Given task: With the pictures omitted, write out the entries that follow exactly as they stand.

===============

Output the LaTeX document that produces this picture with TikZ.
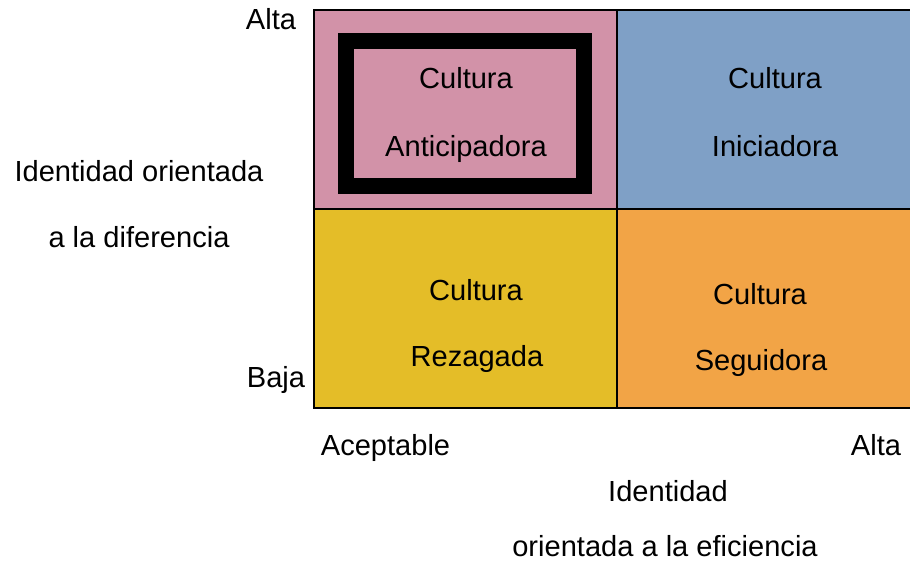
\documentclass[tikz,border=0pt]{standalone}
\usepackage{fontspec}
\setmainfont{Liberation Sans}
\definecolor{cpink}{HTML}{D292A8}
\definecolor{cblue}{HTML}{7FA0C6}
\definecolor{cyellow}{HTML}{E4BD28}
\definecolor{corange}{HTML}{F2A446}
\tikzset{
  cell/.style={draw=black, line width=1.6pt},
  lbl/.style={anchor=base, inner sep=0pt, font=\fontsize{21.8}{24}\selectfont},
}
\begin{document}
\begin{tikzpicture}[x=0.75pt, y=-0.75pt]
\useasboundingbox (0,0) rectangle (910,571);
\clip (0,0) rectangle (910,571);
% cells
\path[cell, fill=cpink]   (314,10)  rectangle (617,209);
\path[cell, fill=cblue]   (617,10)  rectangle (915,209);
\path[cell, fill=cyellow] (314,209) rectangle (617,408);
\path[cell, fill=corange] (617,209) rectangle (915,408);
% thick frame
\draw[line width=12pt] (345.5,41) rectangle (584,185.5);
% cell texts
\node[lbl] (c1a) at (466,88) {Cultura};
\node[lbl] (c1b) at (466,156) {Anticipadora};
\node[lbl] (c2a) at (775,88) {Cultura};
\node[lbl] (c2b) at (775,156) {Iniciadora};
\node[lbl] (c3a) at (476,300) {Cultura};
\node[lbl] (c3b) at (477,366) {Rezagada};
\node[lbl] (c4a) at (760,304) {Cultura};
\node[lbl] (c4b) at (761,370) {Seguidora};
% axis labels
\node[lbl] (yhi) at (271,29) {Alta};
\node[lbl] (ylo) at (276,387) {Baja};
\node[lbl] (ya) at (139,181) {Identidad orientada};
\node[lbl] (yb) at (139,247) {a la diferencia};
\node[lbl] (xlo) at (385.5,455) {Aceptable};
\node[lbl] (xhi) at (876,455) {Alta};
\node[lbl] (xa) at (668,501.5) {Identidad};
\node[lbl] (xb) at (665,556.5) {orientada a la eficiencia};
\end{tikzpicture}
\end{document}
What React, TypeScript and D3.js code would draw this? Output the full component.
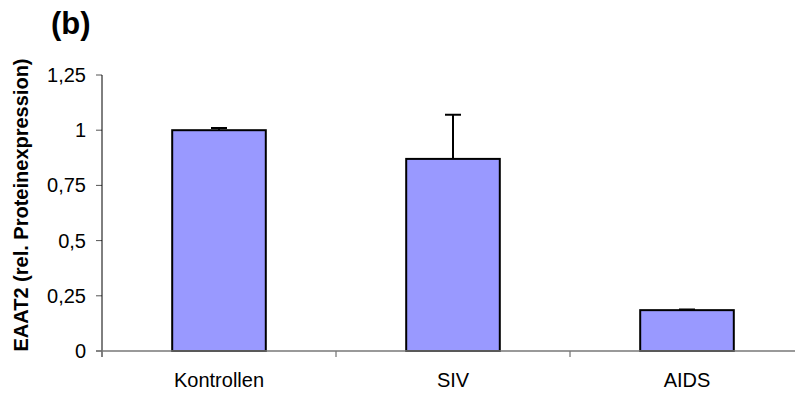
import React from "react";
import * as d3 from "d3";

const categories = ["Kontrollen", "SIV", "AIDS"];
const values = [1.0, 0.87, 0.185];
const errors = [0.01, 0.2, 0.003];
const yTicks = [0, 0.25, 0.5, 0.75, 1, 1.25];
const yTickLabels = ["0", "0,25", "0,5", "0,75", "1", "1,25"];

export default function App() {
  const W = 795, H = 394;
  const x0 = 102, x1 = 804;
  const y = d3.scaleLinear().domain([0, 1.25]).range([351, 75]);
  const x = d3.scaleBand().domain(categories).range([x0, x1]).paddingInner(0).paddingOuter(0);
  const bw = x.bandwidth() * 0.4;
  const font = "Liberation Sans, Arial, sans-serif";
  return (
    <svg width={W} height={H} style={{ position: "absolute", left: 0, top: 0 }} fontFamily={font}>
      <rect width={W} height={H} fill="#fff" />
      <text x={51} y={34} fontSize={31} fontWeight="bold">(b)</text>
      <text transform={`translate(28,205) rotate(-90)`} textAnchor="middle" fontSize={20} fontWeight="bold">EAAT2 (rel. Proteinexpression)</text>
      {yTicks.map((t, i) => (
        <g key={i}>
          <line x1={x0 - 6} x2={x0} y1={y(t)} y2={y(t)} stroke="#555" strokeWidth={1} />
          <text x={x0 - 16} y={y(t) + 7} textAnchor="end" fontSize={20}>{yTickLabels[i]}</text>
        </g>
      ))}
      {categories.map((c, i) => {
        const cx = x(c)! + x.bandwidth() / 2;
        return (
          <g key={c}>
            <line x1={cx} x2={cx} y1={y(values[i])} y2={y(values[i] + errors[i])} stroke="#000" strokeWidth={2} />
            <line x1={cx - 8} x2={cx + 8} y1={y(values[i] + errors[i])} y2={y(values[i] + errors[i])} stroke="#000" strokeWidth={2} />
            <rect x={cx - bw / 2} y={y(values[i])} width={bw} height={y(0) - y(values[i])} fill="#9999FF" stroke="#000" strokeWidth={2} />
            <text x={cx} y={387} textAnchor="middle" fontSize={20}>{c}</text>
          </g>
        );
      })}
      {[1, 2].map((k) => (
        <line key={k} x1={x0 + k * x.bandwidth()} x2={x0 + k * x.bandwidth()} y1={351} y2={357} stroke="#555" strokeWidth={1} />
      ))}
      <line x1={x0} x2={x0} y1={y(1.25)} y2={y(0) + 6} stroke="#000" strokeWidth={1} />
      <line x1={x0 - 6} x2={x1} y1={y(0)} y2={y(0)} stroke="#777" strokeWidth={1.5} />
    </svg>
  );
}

===============

Finished answer:
Output the LaTeX document that produces this picture with TikZ.
\documentclass[tikz,border=0pt]{standalone}
\usepackage{fontspec}
\setmainfont{Liberation Sans}
\definecolor{cpink}{HTML}{D292A8}
\definecolor{cblue}{HTML}{7FA0C6}
\definecolor{cyellow}{HTML}{E4BD28}
\definecolor{corange}{HTML}{F2A446}
\tikzset{
  cell/.style={draw=black, line width=1.6pt},
  lbl/.style={anchor=base, inner sep=0pt, font=\fontsize{21.8}{24}\selectfont},
}
\begin{document}
\begin{tikzpicture}[x=0.75pt, y=-0.75pt]
\useasboundingbox (0,0) rectangle (910,571);
\clip (0,0) rectangle (910,571);
% cells
\path[cell, fill=cpink]   (314,10)  rectangle (617,209);
\path[cell, fill=cblue]   (617,10)  rectangle (915,209);
\path[cell, fill=cyellow] (314,209) rectangle (617,408);
\path[cell, fill=corange] (617,209) rectangle (915,408);
% thick frame
\draw[line width=12pt] (345.5,41) rectangle (584,185.5);
% cell texts
\node[lbl] (c1a) at (466,88) {Cultura};
\node[lbl] (c1b) at (466,156) {Anticipadora};
\node[lbl] (c2a) at (775,88) {Cultura};
\node[lbl] (c2b) at (775,156) {Iniciadora};
\node[lbl] (c3a) at (476,300) {Cultura};
\node[lbl] (c3b) at (477,366) {Rezagada};
\node[lbl] (c4a) at (760,304) {Cultura};
\node[lbl] (c4b) at (761,370) {Seguidora};
% axis labels
\node[lbl] (yhi) at (271,29) {Alta};
\node[lbl] (ylo) at (276,387) {Baja};
\node[lbl] (ya) at (139,181) {Identidad orientada};
\node[lbl] (yb) at (139,247) {a la diferencia};
\node[lbl] (xlo) at (385.5,455) {Aceptable};
\node[lbl] (xhi) at (876,455) {Alta};
\node[lbl] (xa) at (668,501.5) {Identidad};
\node[lbl] (xb) at (665,556.5) {orientada a la eficiencia};
\end{tikzpicture}
\end{document}
What React, TypeScript and D3.js code would draw this? Output the full component.
import React from "react";
import * as d3 from "d3";

const categories = ["Kontrollen", "SIV", "AIDS"];
const values = [1.0, 0.87, 0.185];
const errors = [0.01, 0.2, 0.003];
const yTicks = [0, 0.25, 0.5, 0.75, 1, 1.25];
const yTickLabels = ["0", "0,25", "0,5", "0,75", "1", "1,25"];

export default function App() {
  const W = 795, H = 394;
  const x0 = 102, x1 = 804;
  const y = d3.scaleLinear().domain([0, 1.25]).range([351, 75]);
  const x = d3.scaleBand().domain(categories).range([x0, x1]).paddingInner(0).paddingOuter(0);
  const bw = x.bandwidth() * 0.4;
  const font = "Liberation Sans, Arial, sans-serif";
  return (
    <svg width={W} height={H} style={{ position: "absolute", left: 0, top: 0 }} fontFamily={font}>
      <rect width={W} height={H} fill="#fff" />
      <text x={51} y={34} fontSize={31} fontWeight="bold">(b)</text>
      <text transform={`translate(28,205) rotate(-90)`} textAnchor="middle" fontSize={20} fontWeight="bold">EAAT2 (rel. Proteinexpression)</text>
      {yTicks.map((t, i) => (
        <g key={i}>
          <line x1={x0 - 6} x2={x0} y1={y(t)} y2={y(t)} stroke="#555" strokeWidth={1} />
          <text x={x0 - 16} y={y(t) + 7} textAnchor="end" fontSize={20}>{yTickLabels[i]}</text>
        </g>
      ))}
      {categories.map((c, i) => {
        const cx = x(c)! + x.bandwidth() / 2;
        return (
          <g key={c}>
            <line x1={cx} x2={cx} y1={y(values[i])} y2={y(values[i] + errors[i])} stroke="#000" strokeWidth={2} />
            <line x1={cx - 8} x2={cx + 8} y1={y(values[i] + errors[i])} y2={y(values[i] + errors[i])} stroke="#000" strokeWidth={2} />
            <rect x={cx - bw / 2} y={y(values[i])} width={bw} height={y(0) - y(values[i])} fill="#9999FF" stroke="#000" strokeWidth={2} />
            <text x={cx} y={387} textAnchor="middle" fontSize={20}>{c}</text>
          </g>
        );
      })}
      {[1, 2].map((k) => (
        <line key={k} x1={x0 + k * x.bandwidth()} x2={x0 + k * x.bandwidth()} y1={351} y2={357} stroke="#555" strokeWidth={1} />
      ))}
      <line x1={x0} x2={x0} y1={y(1.25)} y2={y(0) + 6} stroke="#000" strokeWidth={1} />
      <line x1={x0 - 6} x2={x1} y1={y(0)} y2={y(0)} stroke="#777" strokeWidth={1.5} />
    </svg>
  );
}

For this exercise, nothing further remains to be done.